Generic statements like “I heard the business program is strong” and “the location is nice” are too broad and could apply to hundreds of universities all over the U.S.
Be specific. Instead of listing a generic statement such as “The business school is strong,” write something specific to SMU that led you to apply there.
For example, you could write:
To be considered for the Hunt Leadership Scholarship would allow me to surround myself with fellow goal-oriented individuals that would prepare me to become an executive of my own business.
In these types of essays, it is important to weave in details about yourself that highlight your unique qualities and ultimate viability as a candidate. In the example above, mentioning the Hunt Leadership scholarship shows that you have researched and taken interest in a particular aspect of the university, as well as indicating that you have leadership experience.
However, it is better to further elaborate on the essay by including specific personal information about yourself that places you in the best light possible. Show, rather than tell, the admissions officers specific things about yourself that highlight traits that would make you a good fit for the college. Be careful when you write that you actually deepen your points. A deceptively weak example of this could be: “The kids I have babysat convinced me that SMU is the best school in the U.S. — I’ve spent many late nights talking about SMU and UT football and hearing about their parents’ experience with the school as well.”
Although this example does show some interest in the school and college admissions process, it could be applied to any school. In this particular example, you should focus on what the kids could have said to convince you that the school was the best school in the U.S., or whatever reason else attracts you to SMU. It’s important here to use strong, descriptive language.
Here is a stronger example that uses a similar concept:
Listening to the children I babysat rave about their parents’ experiencing Boulevarding on game day 30 years later with their freshman roommate, and hearing the parents themselves talk about their jealousy that students would have the chance to debate on economic theory with Professor Santanu Roy, made me excited to attend a school where pride, spirit, and intellectual curiosity run deep.

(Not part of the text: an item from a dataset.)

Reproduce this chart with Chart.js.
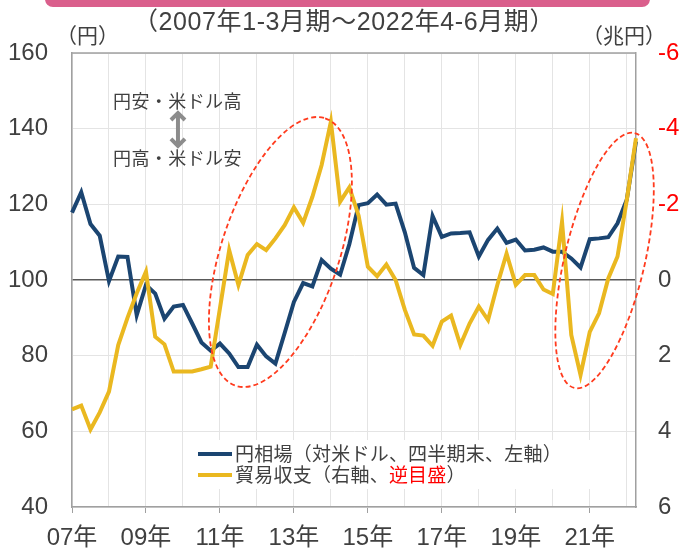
<!DOCTYPE html>
<html><head><meta charset="utf-8">
<script src="https://cdn.jsdelivr.net/npm/chart.js@4/dist/chart.umd.min.js"></script>
<style>html,body{margin:0;padding:0;background:#fff}canvas{display:block}</style>
</head><body>
<canvas id="c" width="683" height="548" style="width:683px;height:548px"></canvas>
<script>
const quarters = [
 '2007Q1','2007Q2','2007Q3','2007Q4','2008Q1','2008Q2','2008Q3','2008Q4',
 '2009Q1','2009Q2','2009Q3','2009Q4','2010Q1','2010Q2','2010Q3','2010Q4',
 '2011Q1','2011Q2','2011Q3','2011Q4','2012Q1','2012Q2','2012Q3','2012Q4',
 '2013Q1','2013Q2','2013Q3','2013Q4','2014Q1','2014Q2','2014Q3','2014Q4',
 '2015Q1','2015Q2','2015Q3','2015Q4','2016Q1','2016Q2','2016Q3','2016Q4',
 '2017Q1','2017Q2','2017Q3','2017Q4','2018Q1','2018Q2','2018Q3','2018Q4',
 '2019Q1','2019Q2','2019Q3','2019Q4','2020Q1','2020Q2','2020Q3','2020Q4',
 '2021Q1','2021Q2','2021Q3','2021Q4','2022Q1','2022Q2'];
// 円相場（対米ドル、四半期末、円）
const yenRate = [117.8,123.2,114.8,111.7, 99.7,106.2,106.1,90.7, 98.7,96.4,89.8,93.0, 93.4,88.5,83.5,81.3,
 83.2,80.6,77.0,77.0, 82.9,79.8,77.9,86.0, 94.2,99.2,98.3,105.3, 103.0,101.4,109.5,119.8,
 120.3,122.6,119.9,120.2, 112.6,103.2,101.3,116.9, 111.4,112.3,112.4,112.6, 106.2,110.6,113.6,109.8,
 110.7,107.8,108.0,108.6, 107.5,107.5,105.7,103.3, 110.8,111.0,111.3,115.0, 121.2,136.6];
// 貿易収支（兆円）
const tradeBalance = [3.42,3.32,3.95,3.50, 2.95,1.72,1.00,0.35, -0.22,1.50,1.70,2.42, 2.42,2.42,2.36,2.29,
 0.75,-0.79,0.13,-0.66, -0.95,-0.79,-1.10,-1.45, -1.92,-1.51,-2.20,-3.04, -4.18,-2.07,-2.45,-1.70,
 -0.35,-0.10,-0.41,0.00, 0.79,1.44,1.47,1.74, 1.10,0.94,1.72,1.15, 0.70,1.06,0.13,-0.70,
 0.13,-0.13,-0.13,0.25, 0.37,-1.54,1.45,2.51, 1.37,0.88,-0.04,-0.62, -2.11,-3.75];
const leftTicks = [40,60,80,100,120,140,160];
const rightTicks = [-6,-4,-2,0,2,4,6];

const titleText = '（2007年1-3月期～2022年4-6月期）';
const leftUnit = '（円）';
const rightUnit = '（兆円）';
const seriesNames = ['円相場（対米ドル、四半期末、左軸）', '貿易収支（右軸、', '逆目盛', '）'];
const noteTop = '円安・米ドル高';
const noteBottom = '円高・米ドル安';

const BLUE = '#1B4571', GOLD = '#EAB820', RED_DASH = '#FF3B1E', TXT = '#404040';
const FONT = "'Liberation Sans','Noto Sans CJK JP',sans-serif";
const JFONT = "'Noto Sans CJK JP','Liberation Sans',sans-serif";

// highlight ellipses: center in data units (category index, left-axis value), radii px, rotation deg
const ellipses = [
  {ci: 22.54, cv: 107.4, rx: 141, ry: 58.8, rot: -71.5},
  {ci: 57.6, cv: 105.15, rx: 131, ry: 40, rot: -76.7}
];

const isQ1 = i => quarters[i] && quarters[i].endsWith('Q1');
const isOddQ1 = i => isQ1(i) && (+quarters[i].slice(2,4)) % 2 === 1;

function spacingFor(ctx, text, width) {
  ctx.letterSpacing = '0px';
  const w = ctx.measureText(text).width;
  return Math.max(0, (width - w) / [...text].length);
}

const deco = {
  id: 'deco',
  beforeDatasetsDraw(chart) {
    const ctx = chart.ctx, a = chart.chartArea;
    ctx.save();
    ctx.fillStyle = '#fff';
    ctx.fillRect(a.left + 119, a.top + 387, 400, 49);
    ctx.restore();
  },
  afterDraw(chart) {
    const ctx = chart.ctx, a = chart.chartArea;
    const ys = chart.scales.y;
    ctx.save();
    ctx.strokeStyle = '#a0a0a0'; ctx.lineWidth = 1.5;
    ctx.beginPath(); ctx.moveTo(a.left, a.top); ctx.lineTo(a.right, a.top); ctx.stroke();
    ctx.strokeStyle = RED_DASH; ctx.lineWidth = 1.8; ctx.setLineDash([5, 3]);
    ellipses.forEach(e => {
      const px = a.left + (a.right - a.left) * e.ci / (quarters.length - 1);
      const py = ys.getPixelForValue(e.cv);
      ctx.beginPath();
      ctx.ellipse(px, py, e.rx, e.ry, e.rot * Math.PI / 180, 0, Math.PI * 2);
      ctx.stroke();
    });
    ctx.setLineDash([]);
    ctx.fillStyle = '#DA5F8C';
    ctx.beginPath(); ctx.roundRect(45, -12, 605, 19, 8); ctx.fill();
    ctx.fillStyle = TXT; ctx.textBaseline = 'middle'; ctx.textAlign = 'left';
    ctx.font = '25px ' + FONT;
    let sp = spacingFor(ctx, titleText, 422);
    ctx.letterSpacing = sp + 'px';
    ctx.fillText(titleText, 133, 23);
    ctx.font = '21px ' + FONT;
    sp = spacingFor(ctx, leftUnit, 44); ctx.letterSpacing = sp + 'px';
    ctx.fillText(leftUnit, 56, 37);
    sp = spacingFor(ctx, rightUnit, 68); ctx.letterSpacing = sp + 'px';
    ctx.fillText(rightUnit, 582, 37);
    const nx = a.left + (a.right - a.left) * 11.46 / (quarters.length - 1);
    ctx.font = '18px ' + JFONT;
    sp = spacingFor(ctx, noteTop, 129); ctx.letterSpacing = sp + 'px';
    ctx.fillText(noteTop, nx - 65, ys.getPixelForValue(147.2));
    ctx.fillText(noteBottom, nx - 65, ys.getPixelForValue(132.2));
    ctx.letterSpacing = '0px';
    const y1 = ys.getPixelForValue(144.4), y2 = ys.getPixelForValue(135.2);
    ctx.strokeStyle = '#8c8c8c'; ctx.lineWidth = 4; ctx.lineCap = 'butt'; ctx.lineJoin = 'miter';
    ctx.beginPath(); ctx.moveTo(nx, y1 + 2); ctx.lineTo(nx, y2 - 2); ctx.stroke();
    ctx.beginPath(); ctx.moveTo(nx - 7, y1 + 8); ctx.lineTo(nx, y1 + 1); ctx.lineTo(nx + 7, y1 + 8); ctx.stroke();
    ctx.beginPath(); ctx.moveTo(nx - 7, y2 - 8); ctx.lineTo(nx, y2 - 1); ctx.lineTo(nx + 7, y2 - 8); ctx.stroke();
    const lx = a.left + 126, ly1 = a.top + 401, ly2 = a.top + 422;
    ctx.lineWidth = 4;
    ctx.strokeStyle = BLUE; ctx.beginPath(); ctx.moveTo(lx, ly1); ctx.lineTo(lx + 34, ly1); ctx.stroke();
    ctx.strokeStyle = GOLD; ctx.beginPath(); ctx.moveTo(lx, ly2); ctx.lineTo(lx + 34, ly2); ctx.stroke();
    ctx.font = '19px ' + JFONT; ctx.textAlign = 'left'; ctx.fillStyle = TXT;
    sp = spacingFor(ctx, seriesNames[0], 327);
    ctx.letterSpacing = sp + 'px';
    let tx = lx + 37;
    ctx.fillText(seriesNames[0], tx, ly1);
    ctx.fillText(seriesNames[1], tx, ly2); tx += ctx.measureText(seriesNames[1]).width;
    ctx.fillStyle = '#FF0000'; ctx.fillText(seriesNames[2], tx, ly2); tx += ctx.measureText(seriesNames[2]).width;
    ctx.fillStyle = TXT; ctx.fillText(seriesNames[3], tx, ly2);
    ctx.restore();
  }
};

new Chart(document.getElementById('c'), {
  type: 'line',
  data: {
    labels: quarters,
    datasets: [
      {label: '貿易収支', data: tradeBalance, yAxisID: 'y2', borderColor: GOLD, borderWidth: 4, pointRadius: 0, tension: 0, fill: false},
      {label: '円相場', data: yenRate, yAxisID: 'y', borderColor: BLUE, borderWidth: 4, pointRadius: 0, tension: 0, fill: false}
    ]
  },
  options: {
    responsive: false, animation: false, devicePixelRatio: 1,
    layout: {padding: {top: 53, left: 0, right: 0, bottom: 0}},
    plugins: {legend: {display: false}, tooltip: {enabled: false}, title: {display: false}},
    scales: {
      x: {
        type: 'category', offset: false,
        grid: {
          offset: false, drawTicks: true, tickLength: 6,
          color: c => isQ1(c.index) ? '#e4e4e4' : 'rgba(0,0,0,0)',
          tickColor: c => isOddQ1(c.index) ? '#a0a0a0' : 'rgba(0,0,0,0)',
          lineWidth: 1
        },
        border: {color: '#a0a0a0', width: 1.5},
        ticks: {
          autoSkip: false, maxRotation: 0, minRotation: 0, padding: 11,
          color: TXT, font: {family: FONT, size: 24},
          callback: (v, i) => isOddQ1(i) ? quarters[i].slice(2,4) + '年' : ''
        },
        afterFit: s => { s.height = 41; }
      },
      y: {
        position: 'left', min: leftTicks[0], max: leftTicks[leftTicks.length-1],
        afterBuildTicks: s => { s.ticks = leftTicks.map(v => ({value: v})); },
        grid: {drawTicks: false,
          color: c => c.tick && c.tick.value === 100 ? '#595959' : '#e4e4e4',
          lineWidth: c => c.tick && c.tick.value === 100 ? 1.5 : 1},
        border: {color: '#a0a0a0', width: 1.5},
        ticks: {padding: 24, color: TXT, font: {family: FONT, size: 24}},
        afterFit: s => { s.width = 72; }
      },
      y2: {
        position: 'right', reverse: true, min: rightTicks[0], max: rightTicks[rightTicks.length-1],
        afterBuildTicks: s => { s.ticks = rightTicks.map(v => ({value: v})); },
        grid: {drawOnChartArea: false, drawTicks: false},
        border: {color: '#a0a0a0', width: 1.5},
        ticks: {padding: 22, font: {family: FONT, size: 24},
          color: c => c.tick && c.tick.value < 0 ? '#FF0000' : TXT},
        afterFit: s => { s.width = 47; }
      }
    }
  },
  plugins: [deco]
});
</script>
</body></html>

This example describes specifically what experiences SMU would provide — Boulevarding with your roommates on game day — as well as demonstrate that you are excited to attend the university specifically by mentioning the economics professor, Santanu Roy. Regardless of the school you apply to, you need to add information specific to that school, and in this example, talking about a certain football tradition or economics professor indicates that you are thoroughly interested in the university.
An example like this demonstrates genuine interest and shows why you would be a good fit for the school, while also showing your enthusiasm to attend.
The prompt explicitly says to describe “specific” factors that led you to apply to SMU, so follow directions! Is it family ties? The opportunity to move from your busy city life on the East Coast to a smaller setting in Texas? The more specific you are, the better.